Collective responsibility should be about May stamping her authority
Collective responsibility is meant to keep disagreements between ministers behind closed doors. It means that the Government’s final decision is one taken by majority – and Cabinet ministers have to abide by that decision or resign. The scale of leaking and briefing coming from within government at the moment, however, appears very far from the focused and supportive Cabinet we might expect to see rallying behind a new prime minister.
Suspension is highly unusual
This type of agreement to differ within Cabinet does not happen often: previously on tariff reform in 1932 and three times over European membership (1975, 1977 and 2016). But Heathrow is a policy choice that has already caused a huge amount of division, and one that crosses party lines. But ultimately it is simply an infrastructure decision. This makes the suspension of collective cabinet responsibility all the more unusual. During the Coalition, we saw a number of suspensions for the Liberal Democrats. But those were about finding a mechanism to hold a coalition government together. It would say a lot about the current make-up of the Cabinet, and the Conservatives more generally, if they started to use agreements to differ to manage divisions within a single party.
Possible mutiny in the ranks
Heathrow is a decision focused ultimately on the question of national interest – although ministers are clearly bringing their own constituency perspectives to the decision. We know that Boris Johnson and Justine Greening are both vehemently opposed to Heathrow, the former promising to ‘lay down in front of the bulldozers’. They could join a long list of ministers down the ages who have found ways to indicate their own personal view, while stating the agreed policy to be the Government’s position. May is probably suspending collective cabinet responsibility because one or more of her ministers has threatened to resign. Many Prime Ministers have managed tricky Cabinet decisions on the basis of how damaged the Government would be by losing a particular minister. Obviously, to lose Johnson as Foreign Secretary would be a major blow, particularly so early into a new government and given that he was such a figurehead of the Leave campaign.

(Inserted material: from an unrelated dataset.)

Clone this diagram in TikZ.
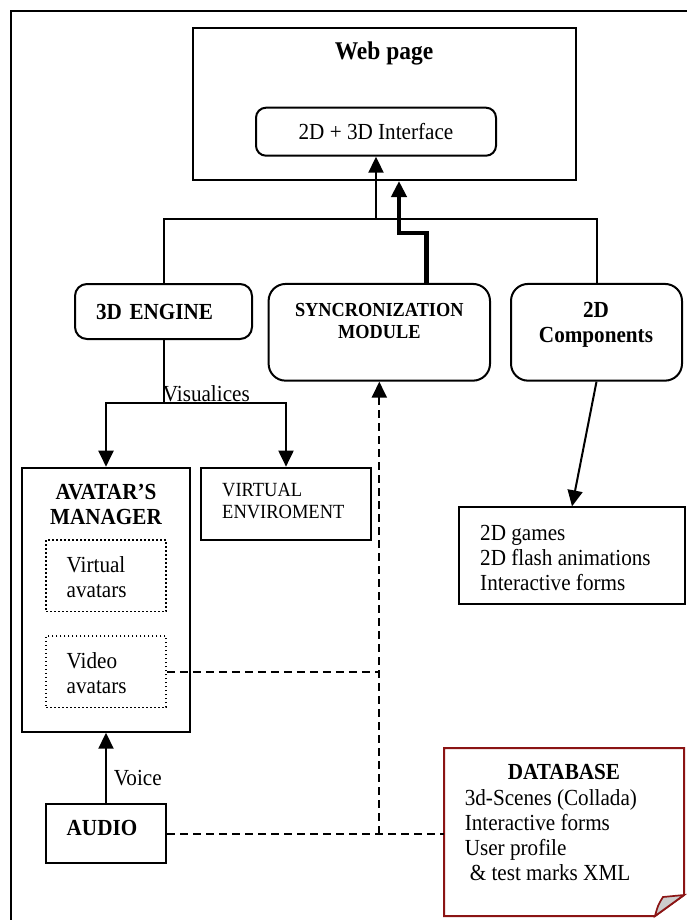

Setting the (wrong) precedent
If building a runway warrants an agreement to differ, what about all the big decisions to come – both on future infrastructure and other, even more contentious, issues? Will any Prime Minister actually be able to take collective decisions? May’s government faces a range of existing and future policy problems in the context of a small parliamentary majority. These would have been hard enough to manage – even without Brexit in the mix. Collective responsibility and the Heathrow decision could have been an opportunity for May to bind her Cabinet together; instead it may lay the foundations for stronger splits to come.